Turning to the case at bar, several questions immediately arise as to Bonty's motion, starting with when and where Bonty filed it. Bonty's trial and conviction occurred over 10 years ago. He filed his Rule 41(g) motion for return of property in this closed § 2255 proceeding (which was a collateral attack on his sentence). Caselaw indicates that "once a defendant has been convicted, a motion under Rule 41(g) is deemed to initiate a civil equitable proceeding." United States v. Shaaban, 602 F.3d 877, 879 (7th Cir. 2010). See also United States v. Howell, 354 F.3d 693, 695 (7th Cir. 2004) (a federal prisoner's petition for return of property seized in administrative forfeiture was a separate new civil proceeding, subject to the requirements of the Prisoner Litigation Reform Act); Shaaban, 602 F.3d at 879.

So the motion should not have been filed in the closed criminal case. United States v. Norwood, 602 F.3d 830, 836-37 (7th Cir. 2010) ("a motion in a criminal case is not a proper method of commencing a civil suit"). But the § 2255 case does not appear the proper place to lodge a Rule 41(g) motion either and, indeed, may allow Bonty to skirt filing fee and procedural requirements of a new civil suit.

Furthermore, it is unclear whether relief under Rule 41(g) is even available at this date. See Sims, 376 F.3d at 708 (Rule 41(g) can be invoked after the conclusion of criminal proceedings but not if the property has been forfeited). And if the government produces evidence that is "no longer possesses the property at issue, no relief is available under Rule 41(g)." Stevens, 500 F.3d at 628-29.

Finally, it is unclear whether Bonty's motion is timely. Some cases state that no statute of limitations applies to Rule 41(g) motions. But the Seventh Circuit has clarified that although it makes sense to have no time limit on such motions before criminal charges are brought or administrative proceedings begun, "once the criminal proceedings or the civil forfeiture proceedings have concluded, " a six-year statute of limitations applies." Sims, 376 F.3d at 708-09. See also Shaaban, 602 F.3d at 879 (Rule 41(g) movant "has six years from the close of his criminal proceedings to initiate an action for return of his property"). Thus, if Bonty's motion was not filed within six years of the conclusion of his criminal proceedings, it would be time-barred.

The Court does not answer these questions at this time. The undersigned intends to direct the Clerk's Office to file Bonty's August 11, 2014 motion (Doc. 64) as a petition for return of property in a new civil case (subject to applicable filing fee and PLRA requirements, as well as screening under 28 U.S.C. 1915A). The Court first will allow the parties state any objection (or proposed alternative) to that action.

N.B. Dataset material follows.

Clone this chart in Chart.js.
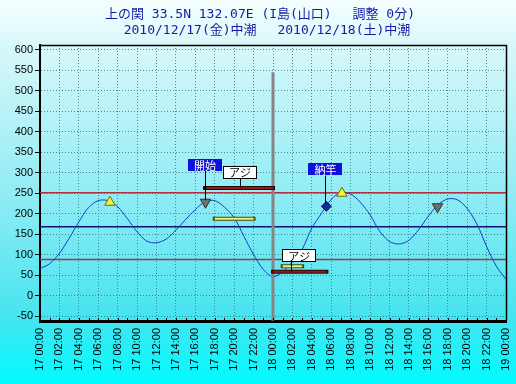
<!DOCTYPE html>
<html>
<head>
<meta charset="utf-8">
<script src="https://cdn.jsdelivr.net/npm/chart.js@4.4.0/dist/chart.umd.min.js"></script>
<style>
  html, body { margin: 0; padding: 0; background: #fff; }
  #wrap { width: 516px; height: 384px; }
</style>
</head>
<body>
<div id="wrap"><canvas id="tideChart" width="516" height="384"></canvas></div>
<script>
// --- data ---
// hours from 17th 00:00
const hours = [0,1,2,3,4,5,6,7,8,9,10,11,12,13,14,15,16,17,18,19,20,21,22,23,24,
               25,26,27,28,29,30,31,32,33,34,35,36,37,38,39,40,41,42,43,44,45,46,47,48];
// tide level (cm)
const tideLevel = [66,78,103,140,180,215,232,232,217,188,156,133,129,138,160,186,210,229,232,216,190,145,100,64,46,
                   58,82,113,165,201,235,252,248,228,197,157,132,126,135,161,194,222,236,234,213,175,120,72,40];

const xTickHours = [0,2,4,6,8,10,12,14,16,18,20,22,24,26,28,30,32,34,36,38,40,42,44,46,48];
const xTickLabels = ['17 00:00','17 02:00','17 04:00','17 06:00','17 08:00','17 10:00','17 12:00',
                     '17 14:00','17 16:00','17 18:00','17 20:00','17 22:00','18 00:00','18 02:00',
                     '18 04:00','18 06:00','18 08:00','18 10:00','18 12:00','18 14:00','18 16:00',
                     '18 18:00','18 20:00','18 22:00','19 00:00'];
const yTicks = [-50,0,50,100,150,200,250,300,350,400,450,500,550,600];

// horizontal reference levels
const highLevel = 251;
const meanLevel = 168;
const lowLevel = 88;

// day change line
const dayChangeHour = 24;
const dayLineTop = 545;

// fishing bars (dark red) and catch bars (yellow)
const redStart = [17, 24];
const redEnd = [24, 29.5];
const redLevel = [263, 58];
const yelStart = [18, 25];
const yelEnd = [22, 27];
const yelLevel = [188, 72];

// markers
const highHour = [7.2, 31.1];
const highMark = [228, 250];
const downHour = [17.05, 40.95];
const downMark = [228, 217];
const endHour = [29.5];
const endMark = [218];

// notes
const noteText = ['開始', 'アジ', '納竿', 'アジ'];
const noteHour = [17, 20.6, 29.4, 26.7];
const noteLevel = [318, 301, 308, 97];
const noteBlue = [true, false, true, false];
// leader lines: hour, from level, to level
const leadHour = [17, 20.6, 29.4, 25.9];
const leadFrom = [305, 285, 293, 83];
const leadTo = [233, 263, 224, 58];

const titleLines = ['上の関 33.5N 132.07E (I島(山口)　 調整 0分)',
                    '2010/12/17(金)中潮　 2010/12/18(土)中潮'];

// --- helpers ---
function flatLine(start, end, level) {
  return [{x: start, y: level}, {x: end, y: level}];
}
function segments(starts, ends, levels) {
  let out = [];
  for (let i = 0; i < starts.length; i++) {
    if (i > 0) out.push({x: starts[i], y: null});
    out.push({x: starts[i], y: levels[i]});
    out.push({x: ends[i], y: levels[i]});
  }
  return out;
}
function points(xs, ys) {
  return xs.map((x, i) => ({x: x, y: ys[i]}));
}

const minHour = hours[0];
const maxHour = hours[hours.length - 1];

// --- plugins ---
const backgroundPlugin = {
  id: 'background',
  beforeDraw(chart) {
    const ctx = chart.ctx;
    const g = ctx.createLinearGradient(0, 0, 0, chart.height);
    g.addColorStop(0, '#f4ffff');
    g.addColorStop(0.12, '#d8f8fa');
    g.addColorStop(0.5, '#92ecf4');
    g.addColorStop(0.82, '#48e4f0');
    g.addColorStop(1, '#00fbff');
    ctx.save();
    ctx.fillStyle = g;
    ctx.fillRect(0, 0, chart.width, chart.height);
    ctx.restore();
  }
};

const decorPlugin = {
  id: 'decor',
  afterDatasetsDraw(chart) {
    const ctx = chart.ctx;
    const xs = chart.scales.x, ys = chart.scales.y;
    const area = chart.chartArea;
    ctx.save();

    // small hour ticks along the bottom
    ctx.strokeStyle = '#000';
    ctx.lineWidth = 1;
    hours.forEach(h => {
      const px = Math.round(xs.getPixelForValue(h)) + 0.5;
      ctx.beginPath();
      ctx.moveTo(px, area.bottom - 3);
      ctx.lineTo(px, area.bottom);
      ctx.stroke();
    });

    // leader lines
    ctx.strokeStyle = '#000';
    ctx.lineWidth = 1;
    for (let i = 0; i < leadHour.length; i++) {
      const px = Math.round(xs.getPixelForValue(leadHour[i])) + 0.5;
      ctx.beginPath();
      ctx.moveTo(px, ys.getPixelForValue(leadFrom[i]));
      ctx.lineTo(px, ys.getPixelForValue(leadTo[i]));
      ctx.stroke();
    }

    // note boxes
    ctx.font = '11px "Noto Sans CJK JP"';
    ctx.textAlign = 'center';
    ctx.textBaseline = 'middle';
    for (let i = 0; i < noteText.length; i++) {
      const cx = xs.getPixelForValue(noteHour[i]);
      const cy = ys.getPixelForValue(noteLevel[i]);
      const w = Math.round(ctx.measureText(noteText[i]).width + 12);
      const h = noteBlue[i] ? 12 : 13;
      const left = Math.round(cx - w / 2), top = Math.round(cy - h / 2);
      if (noteBlue[i]) {
        ctx.fillStyle = '#1010dc';
        ctx.fillRect(left, top, w, h);
        ctx.fillStyle = '#fff';
      } else {
        ctx.fillStyle = '#ffffff';
        ctx.fillRect(left, top, w, h);
        ctx.strokeStyle = '#000';
        ctx.strokeRect(left + 0.5, top + 0.5, w - 1, h - 1);
        ctx.fillStyle = '#000';
      }
      ctx.fillText(noteText[i], cx, cy + 0.5);
    }

    // frame
    ctx.strokeStyle = '#000';
    ctx.lineWidth = 1.5;
    ctx.beginPath();
    ctx.moveTo(area.left, area.top + 0.5);
    ctx.lineTo(area.right + 0.5, area.top + 0.5);
    ctx.lineTo(area.right + 0.5, area.bottom);
    ctx.stroke();
    ctx.restore();
  },
  afterDraw(chart) {
    const ctx = chart.ctx;
    ctx.save();
    ctx.fillStyle = '#1818a8';
    ctx.font = '13px "DejaVu Sans Mono", "Noto Sans CJK JP"';
    ctx.textAlign = 'center';
    ctx.textBaseline = 'middle';
    ctx.fillText(titleLines[0], 260, 15);
    ctx.fillText(titleLines[1], 267, 31);
    ctx.restore();
  }
};

// --- chart ---
const gridColor = 'rgba(30,110,120,0.75)';
const ctx = document.getElementById('tideChart').getContext('2d');

new Chart(ctx, {
  type: 'line',
  data: {
    datasets: [
      {
        label: 'high',
        data: points(highHour, highMark),
        showLine: false,
        pointStyle: 'triangle',
        pointRadius: 6,
        pointBackgroundColor: '#f4f040',
        pointBorderColor: '#707000',
        pointBorderWidth: 1,
        order: 0
      },
      {
        label: 'down',
        data: points(downHour, downMark),
        showLine: false,
        pointStyle: 'triangle',
        rotation: 180,
        pointRadius: 6,
        pointBackgroundColor: '#707070',
        pointBorderColor: '#303030',
        pointBorderWidth: 1,
        order: 0
      },
      {
        label: 'end',
        data: points(endHour, endMark),
        showLine: false,
        pointStyle: 'rectRot',
        pointRadius: 5,
        pointBackgroundColor: '#1a2a9a',
        pointBorderColor: '#101060',
        pointBorderWidth: 1,
        order: 0
      },
      { // yellow bars core
        data: segments(yelStart, yelEnd, yelLevel),
        borderColor: '#f2f27a',
        borderWidth: 2,
        pointRadius: 0,
        spanGaps: false,
        order: 1
      },
      { // yellow bars outline
        data: segments(yelStart, yelEnd, yelLevel),
        borderColor: '#4a4a10',
        borderWidth: 4,
        pointRadius: 0,
        spanGaps: false,
        borderCapStyle: 'square',
        order: 2
      },
      { // red bars core
        data: segments(redStart, redEnd, redLevel),
        borderColor: '#8a1c1c',
        borderWidth: 2,
        pointRadius: 0,
        spanGaps: false,
        order: 3
      },
      { // red bars outline
        data: segments(redStart, redEnd, redLevel),
        borderColor: '#2a0808',
        borderWidth: 4,
        pointRadius: 0,
        spanGaps: false,
        borderCapStyle: 'square',
        order: 4
      },
      { // day change line
        data: [{x: dayChangeHour, y: -70}, {x: dayChangeHour, y: dayLineTop}],
        borderColor: '#858585',
        borderWidth: 3,
        pointRadius: 0,
        order: 5
      },
      { // tide curve
        label: 'tide',
        data: points(hours, tideLevel),
        borderColor: '#1a3cc0',
        borderWidth: 1,
        pointRadius: 0,
        tension: 0.3,
        order: 6
      },
      {
        data: flatLine(minHour, maxHour, highLevel),
        borderColor: '#b03040',
        borderWidth: 1.5,
        pointRadius: 0,
        order: 7
      },
      {
        data: flatLine(minHour, maxHour, meanLevel),
        borderColor: '#10107a',
        borderWidth: 1.5,
        pointRadius: 0,
        order: 7
      },
      {
        data: flatLine(minHour, maxHour, lowLevel),
        borderColor: '#b03040',
        borderWidth: 1.5,
        pointRadius: 0,
        order: 7
      }
    ]
  },
  options: {
    responsive: false,
    animation: false,
    events: [],
    layout: { padding: { top: 45, right: 10, left: 0, bottom: 0 } },
    plugins: { legend: { display: false }, tooltip: { enabled: false }, title: { display: false } },
    scales: {
      x: {
        type: 'linear',
        min: minHour,
        max: maxHour,
        afterBuildTicks: scale => { scale.ticks = xTickHours.map(v => ({value: v})); },
        afterFit: scale => { scale.height = 63; scale.paddingLeft = 0; scale.paddingRight = 0; },
        ticks: {
          autoSkip: false,
          minRotation: 90,
          maxRotation: 90,
          padding: 7,
          color: '#000',
          font: { family: 'Liberation Sans', size: 11 },
          callback: (v) => xTickLabels[xTickHours.indexOf(v)]
        },
        grid: { color: gridColor, lineWidth: 1, drawTicks: false },
        border: { display: true, color: '#000', width: 3, dash: [1, 2] }
      },
      y: {
        min: -62,
        max: 612,
        afterBuildTicks: scale => { scale.ticks = yTicks.map(v => ({value: v})); },
        afterFit: scale => { scale.width = 40; scale.paddingTop = 0; scale.paddingBottom = 0; },
        ticks: {
          padding: 2,
          color: '#000',
          font: { family: 'Liberation Sans', size: 11 }
        },
        grid: { color: gridColor, lineWidth: 1, drawTicks: true, tickLength: 5, tickColor: '#000' },
        border: { display: true, color: '#000', width: 2, dash: [1, 2] }
      }
    }
  },
  plugins: [backgroundPlugin, decorPlugin]
});
</script>
</body>
</html>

Bonty and the United States shall file their Responses to this Order no later than September 17, 2014. The United States specifically shall address whether filing the Rule 41(g) motion as a separate civil proceeding is appropriate and shall identify any jurisdictional impediments to the motion. Bonty may move to withdraw his motion or opt to go forward with the motion opened as a new civil case, with the filing fee (and/or in forma pauperis motion) required.